Lady Winifred (Winnie) Taretaufi Kamit is a Papua New Guinean lawyer. In the 2006 Birthday Honours she was made a Commander of the Order of the British Empire for service to law, commerce and public administration.

== Life ==
Kamit studied at the University of Papua New Guinea, graduating with a law and arts degree. In 1998 she joined Dentons in Port Moresby, becoming a partner in 1993 and managing partner in 1999.

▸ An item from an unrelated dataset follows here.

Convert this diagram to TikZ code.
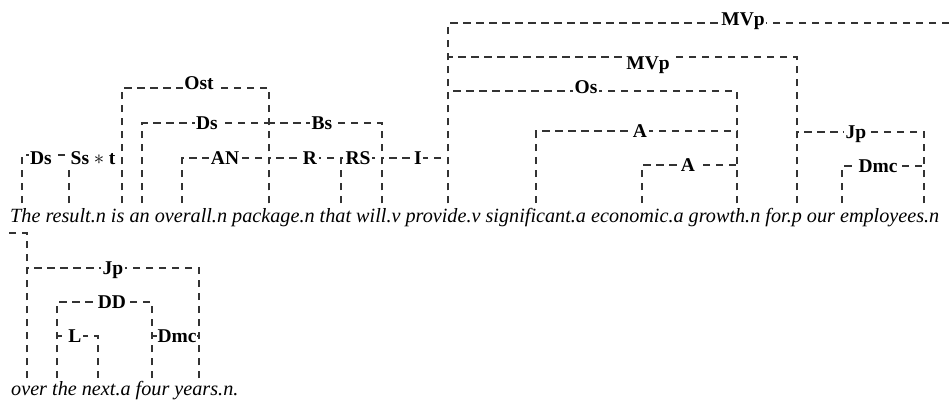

Kamit's industry and community roles include president of the Papua New Guinea Business Council, councilor and later Trustee of the Papua New Guinea Institute of National Affairs and chair of Coalition for Change Papua New Guinea, an initiative against violence against women and children. She is also patron of the Papua New Guinea Business Coalition for Women. Her director positions have included positions with Newcrest (from 2011 to 2017), InterOil, Nautilus Minerals Niugini, South Pacific Post, Bunowen Services, Post-Courier, Allied Press, ANZ Bank, Steamships Trading Company, Lihir Gold (from 2004 to 2010) and New Britain Palm Oil. In 2017 she was appointed chair of the board of ANZ Banking (Papua New Guinea).

Kamit has also held the position of commissioner of the Public Service Commission.